Early on in every fire season, there is an incident or two in Three Rivers that tests the mettle of Cal Fire and its cooperating agencies. The most recent challenge occurred Monday, July 1, when a fire broke out at 3 p.m. southeast of St. Anthony Retreat. The fire began near a small cluster of three houses east of the Bureau of Land Management land and the Skyline Drive trailhead.
Air tankers based in Porterville made some key drops that stopped the fire from burning any nearby homes or outbuildings. Battalion Chief Andy Turner said having the National Park Service helicopter dip water from the nearby BLM ponds made a critical difference in stopping the blaze before it could jump the Salt Creek trail and move up slope to Case Mountain.

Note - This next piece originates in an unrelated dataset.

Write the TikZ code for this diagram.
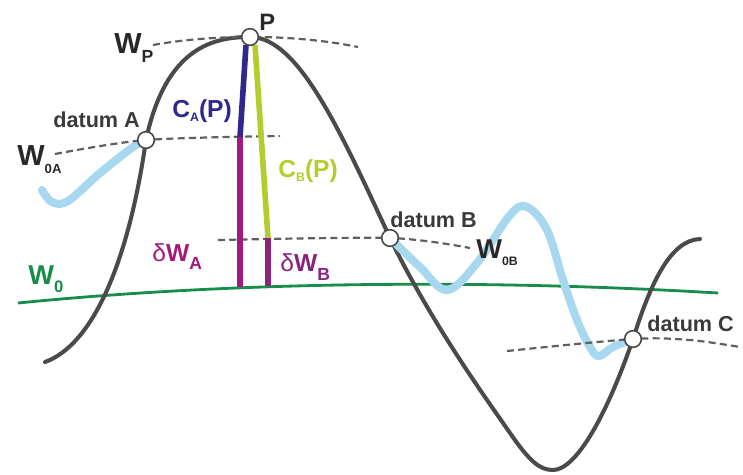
\documentclass[tikz,border=0pt]{standalone}
\usepackage{fontspec}
\setmainfont{Liberation Sans}
\definecolor{geoidgray}{RGB}{74,74,72}
\definecolor{dashgray}{RGB}{95,95,95}
\definecolor{levelgreen}{RGB}{24,140,74}
\definecolor{wigglyblue}{RGB}{168,216,240}
\definecolor{capblue}{RGB}{48,40,140}
\definecolor{cbgreen}{RGB}{182,204,46}
\definecolor{dwmagenta}{RGB}{164,26,124}
\definecolor{dwpurple}{RGB}{136,36,128}
\definecolor{txtgray}{RGB}{40,40,40}
% subscript: size, drop (pt), text
\newcommand{\sbs}[3]{{\fontsize{#1}{#1}\selectfont\raisebox{-#2pt}{#3}}}
\tikzset{
    datum/.style={circle,draw=geoidgray,fill=white,line width=0.9pt,minimum size=9.5pt,inner sep=0pt},
    level/.style={dashgray,line width=1.25pt,dash pattern=on 4pt off 2.4pt},
    lbl/.style={anchor=base west,inner sep=0pt,text=txtgray},
    bigw/.style={font=\bfseries\fontsize{16.5}{18}\selectfont},
    dtxt/.style={text={rgb,255:red,58;green,58;blue,58},font=\bfseries\fontsize{12.3}{13}\selectfont}
}
\begin{document}
\begin{tikzpicture}[x=0.02cm,y=-0.02cm]
        \useasboundingbox (0,0) rectangle (743,474);
        % points
            \foreach \n/\x/\y in {P/250/37,A/146/140,B/390/238,C/633/339}{
                \coordinate (\n) at (\x,\y);
            }
            \coordinate (levA) at (240,137);
            \coordinate (levB) at (268,238);
            \coordinate (footA) at (240,287);
            \coordinate (footB) at (268,286);
            \coordinate (topA) at (246,45);
            \coordinate (topB) at (255,45);
        % reference surface
            \draw[levelgreen,line width=1.6pt] (18,303) .. controls (250,280) and (500,280) .. (718,293);
        % geoid profile
            \draw[geoidgray,line width=2.3pt,line cap=round] (45,362)
                .. controls (92,345) and (128,265) .. (A)
                .. controls (166,46) and (215,37) .. (P)
                .. controls (298,37) and (340,130) .. (B)
                .. controls (430,320) and (480,390) .. (510,433)
                .. controls (530,462) and (540,470) .. (553,470)
                .. controls (575,470) and (605,420) .. (C)
                .. controls (650,285) and (670,240) .. (700,239);
        % local levels
            \draw[wigglyblue,line width=4.6pt,line cap=round] plot[smooth,tension=0.6] coordinates {
                (42,190) (52,202) (68,201) (100,173) (133,147) (A)};
            \draw[wigglyblue,line width=4.6pt,line cap=round] plot[smooth,tension=0.6] coordinates {
                (B) (420,267) (447,290) (477,263) (510,215) (527,207) (547,230) (563,280)
                (577,320) (590,347) (599,356) (613,347) (C)};
            \draw[level] (153,45) .. controls (220,33) and (300,35) .. (358,47);
            \draw[level] plot[smooth] coordinates {(55,154) (A) (280,136)};
            \draw[level] plot[smooth] coordinates {(218,240) (B) (470,248)};
            \draw[level] plot[smooth] coordinates {(507,351) (C) (690,340) (740,347)};
        % heights
            \draw[capblue,line width=3.2pt] (levA) -- (topA);
            \draw[dwmagenta,line width=3.2pt] (footA) -- (levA);
            \draw[cbgreen,line width=3.2pt] (levB) -- (topB);
            \draw[dwpurple,line width=3.2pt] (footB) -- (levB);
        % datum points
            \foreach \n in {P,A,B,C}{
                \node[datum] (d\n) at (\n) {};
            }
        % labels
            \node[lbl,font=\bfseries\fontsize{13.5}{14}\selectfont] (lP) at (259,30) {P};
            \node[lbl,bigw] (lWP) at (114,53) {W\sbs{10}{5.5}{P}};
            \node[lbl,dtxt] (lA) at (53,127) {datum A};
            \node[lbl,bigw] (lW0A) at (17,165) {W\sbs{7.5}{5}{0A}};
            \node[lbl,text=capblue,font=\bfseries\fontsize{14}{15}\selectfont] (lCA) at (172,117) {C\sbs{7}{2.5}{A}(P)};
            \node[lbl,text=cbgreen,font=\bfseries\fontsize{14}{15}\selectfont] (lCB) at (278,177) {C\sbs{7}{2.5}{B}(P)};
            \node[lbl,dtxt] (lB) at (390,227) {datum B};
            \node[lbl,bigw,font=\bfseries\fontsize{15.5}{17}\selectfont] (lW0B) at (476,258) {W\sbs{7}{4}{0B}};
            \node[lbl,dtxt] (lC) at (647,331) {datum C};
            \node[lbl,text=levelgreen,font=\bfseries\fontsize{15.5}{17}\selectfont] (lW0) at (28,284) {W\sbs{9.5}{5}{0}};
            \node[lbl,text=dwmagenta,font=\bfseries\fontsize{14}{15}\selectfont] (ldWA) at (152,261) {{\mdseries δ}W\sbs{10}{5}{A}};
            \node[lbl,text=dwpurple,font=\bfseries\fontsize{14}{15}\selectfont] (ldWB) at (280,271) {{\mdseries δ}W\sbs{10}{5.5}{B}};
        \end{tikzpicture}
\end{document}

“The two helicopters we used to make water drops while the tankers dropped retardant is what saved our bacon,” said Chief Turner. “There was huge potential here for the fire to resist suppression.”
Chief Turner said that firefighters remained on scene until midnight and then returned the following day to complete the mop-up work.
“The clearance that was done prior to this fire established a line of demarcation that predictably was where the fire stopped,” Chief Turner said. “Had that weed eating not been done there could have been some tragic losses.”
There were 75 personnel from three agencies — Cal Fire, Tulare County Fire, and the National Park Service — that battled the wildland fire. Resources included two helicopters, two air tankers, two bulldozers, and a dozen engines.
It appears that the blaze was human-caused, but Cal Fire is investigating further to determine the fire’s origin.